In economically hard pressed Hartford, spirits have risen a bit this spring. Why? Consider the case of Mary Haley, a slender, brown-haired woman who wears her 41 years well. She arises early, shoos her three resident children (ages 17, 14 and ten) off to school. She orders one to remember to feed the dog, then bustles around a six-room frame house at 61 Monroe Street in a working-class area. The house is 64 years old and tax delinquent. After picking up a stray article of clothing here, dusting a table top there, Mary too is off—to work for the city of Hartford, which could throw her out of her home but won't. Mary Haley is one of 98 property owners who will pay an in-kind tax this year by doing carpentry, delivery, light painting, custodial or clerical work for the city. Hartford, it seems, thinks it is important that they stay put, even though they cannot pay their tax bills in cash.

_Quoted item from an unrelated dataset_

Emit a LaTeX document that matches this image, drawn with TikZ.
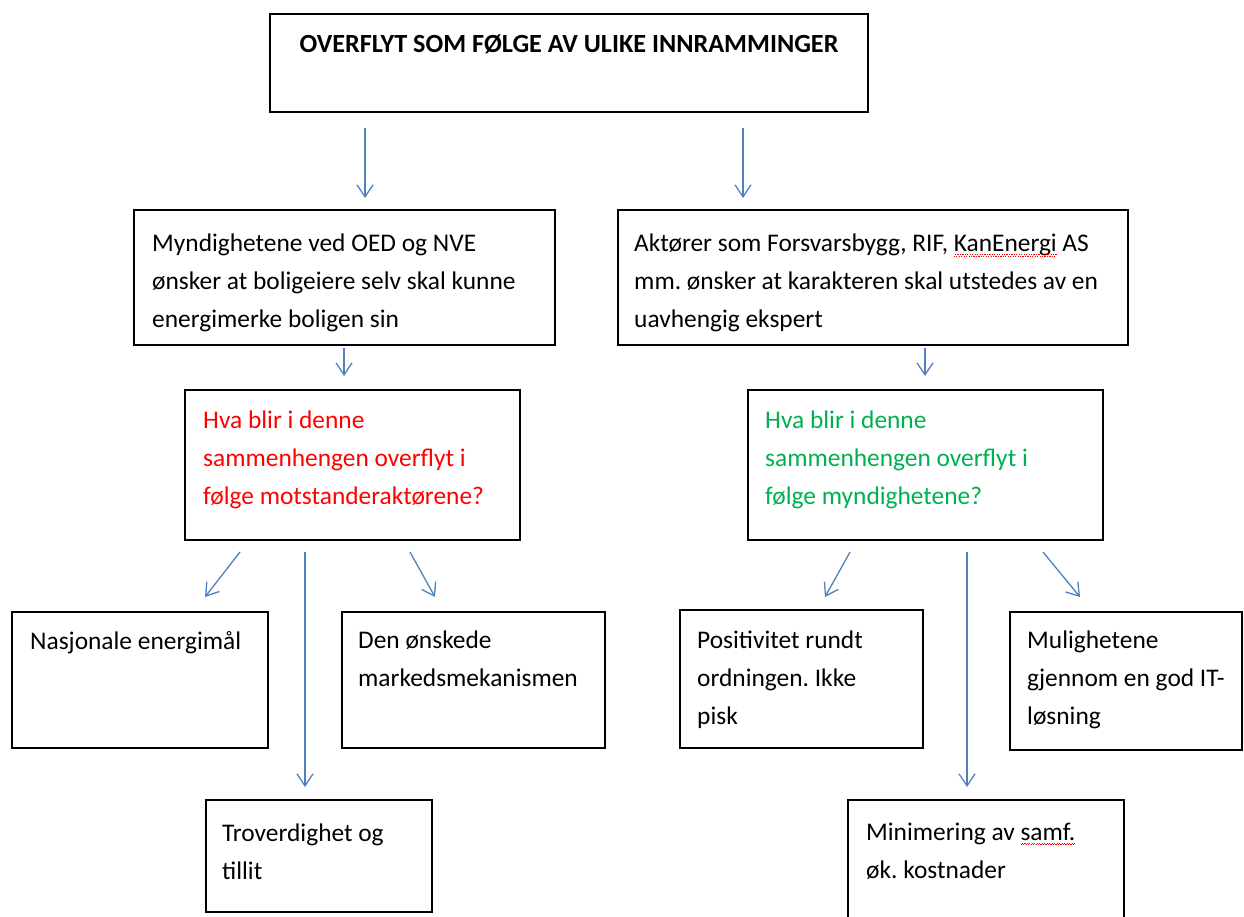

The overseer of the unique and practical program that allows indigents to work off their tax bills in part-time services to the city (they receive no cash) is David Hargreaves, 34. Says Hargreaves, saying it all: "These people are rich resources." Mary Haley is, anyway. Three years ago, a divorce propelled her into the baffling world of taxes, mortgages, bills. "I knew a lot about taking care of babies," she says, "but I didn't know much about anything else." Untrained, with only a high school education, she was stunned when the $1,100 city property tax bill arrived. "I didn't know what to do. I thought I would have to sell." But she and the children did not want to move. Besides, "How many people want to rent to a divorced woman with four kids and a dog?" The dog would have to stay too; the children made that clear. "You go if you have to," they would say to her. "But the dog stays."